I think about that terrific scene in MULHOLLAND DRIVE where Betty and Rita walk in Club Silencio, get told over and over “NO! HAY"! BANDA!” — “THERE IS NO BAND” — but then sob in shared recognition of the beauty of the singer’s performance either knowing it’s unreal or forgetting. I think of a song by The Waterboys in which Mike Scott sings, “At sea on a ship in a thunderstorm, on the very night that Christ was born, a sailor heard from overheard a might voice cry, ‘Pan is dead!
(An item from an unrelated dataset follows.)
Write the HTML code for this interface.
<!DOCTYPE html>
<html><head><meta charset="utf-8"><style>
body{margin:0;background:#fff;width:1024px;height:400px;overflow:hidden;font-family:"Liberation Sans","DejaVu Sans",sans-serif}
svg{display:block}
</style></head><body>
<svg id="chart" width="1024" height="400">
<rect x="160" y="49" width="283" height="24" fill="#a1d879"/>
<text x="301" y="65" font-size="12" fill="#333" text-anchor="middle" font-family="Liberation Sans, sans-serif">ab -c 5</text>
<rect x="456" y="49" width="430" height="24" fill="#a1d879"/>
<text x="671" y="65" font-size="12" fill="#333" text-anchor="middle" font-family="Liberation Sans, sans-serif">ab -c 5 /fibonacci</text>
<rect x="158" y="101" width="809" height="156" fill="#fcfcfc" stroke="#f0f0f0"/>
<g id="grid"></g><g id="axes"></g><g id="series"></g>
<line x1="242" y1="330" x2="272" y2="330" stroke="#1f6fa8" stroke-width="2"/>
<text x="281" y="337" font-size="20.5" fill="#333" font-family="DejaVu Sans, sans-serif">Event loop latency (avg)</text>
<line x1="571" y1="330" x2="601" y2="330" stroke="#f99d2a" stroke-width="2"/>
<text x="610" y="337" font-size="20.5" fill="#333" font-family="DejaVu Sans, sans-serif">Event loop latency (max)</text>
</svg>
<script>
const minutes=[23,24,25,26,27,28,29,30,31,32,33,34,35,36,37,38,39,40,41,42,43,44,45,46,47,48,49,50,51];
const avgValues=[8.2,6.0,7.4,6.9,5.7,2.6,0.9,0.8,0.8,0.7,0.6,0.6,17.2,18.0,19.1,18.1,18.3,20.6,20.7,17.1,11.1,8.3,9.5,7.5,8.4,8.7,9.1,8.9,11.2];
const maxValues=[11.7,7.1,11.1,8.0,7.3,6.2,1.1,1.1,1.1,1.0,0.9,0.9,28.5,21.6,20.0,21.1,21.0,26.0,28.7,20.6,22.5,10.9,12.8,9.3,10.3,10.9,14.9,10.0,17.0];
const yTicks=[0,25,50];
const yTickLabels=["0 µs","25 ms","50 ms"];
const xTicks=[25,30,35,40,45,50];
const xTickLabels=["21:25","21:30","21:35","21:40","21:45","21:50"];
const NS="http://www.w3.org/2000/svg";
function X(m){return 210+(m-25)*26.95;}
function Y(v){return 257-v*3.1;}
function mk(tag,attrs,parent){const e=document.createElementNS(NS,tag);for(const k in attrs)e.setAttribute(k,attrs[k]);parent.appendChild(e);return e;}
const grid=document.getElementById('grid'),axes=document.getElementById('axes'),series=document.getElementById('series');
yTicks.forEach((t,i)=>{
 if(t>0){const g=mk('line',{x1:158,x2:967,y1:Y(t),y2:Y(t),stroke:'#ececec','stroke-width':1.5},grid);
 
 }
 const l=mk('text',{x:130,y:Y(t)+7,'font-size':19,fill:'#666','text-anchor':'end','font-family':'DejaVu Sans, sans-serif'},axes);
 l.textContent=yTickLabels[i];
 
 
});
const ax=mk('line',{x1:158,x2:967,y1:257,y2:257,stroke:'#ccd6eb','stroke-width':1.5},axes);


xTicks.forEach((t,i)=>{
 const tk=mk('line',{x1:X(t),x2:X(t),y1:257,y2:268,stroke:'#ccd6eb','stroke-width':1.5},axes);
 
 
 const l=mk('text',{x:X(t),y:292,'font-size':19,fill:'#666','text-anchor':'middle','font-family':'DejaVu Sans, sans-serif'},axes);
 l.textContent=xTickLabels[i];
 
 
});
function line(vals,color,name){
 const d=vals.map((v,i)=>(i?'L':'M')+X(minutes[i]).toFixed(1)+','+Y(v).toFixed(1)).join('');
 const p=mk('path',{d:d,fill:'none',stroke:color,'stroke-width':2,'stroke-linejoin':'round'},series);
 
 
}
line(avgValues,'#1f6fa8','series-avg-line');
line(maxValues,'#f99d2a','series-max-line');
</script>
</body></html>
So follow Christ as best you can — PAN IS DEAD! LONG LIVE PAN!” Where are the visionaries in Hollywood, behind the laptops, behind the cameras and behind the desks at the studios, who can stop complaining and instead show us with radical fervor, in new ways, in new media, what the old media was only ever there to show us?
Anyone wasting their time wishing for the restoration of things as they were pre-strike, pre-AI, pre-streaming can have my sympathy but not my respect. The future is close by but elsewhere. There is no band. The dome is fake. In a very real sense, I heartily recommend to all (including me) — get over it!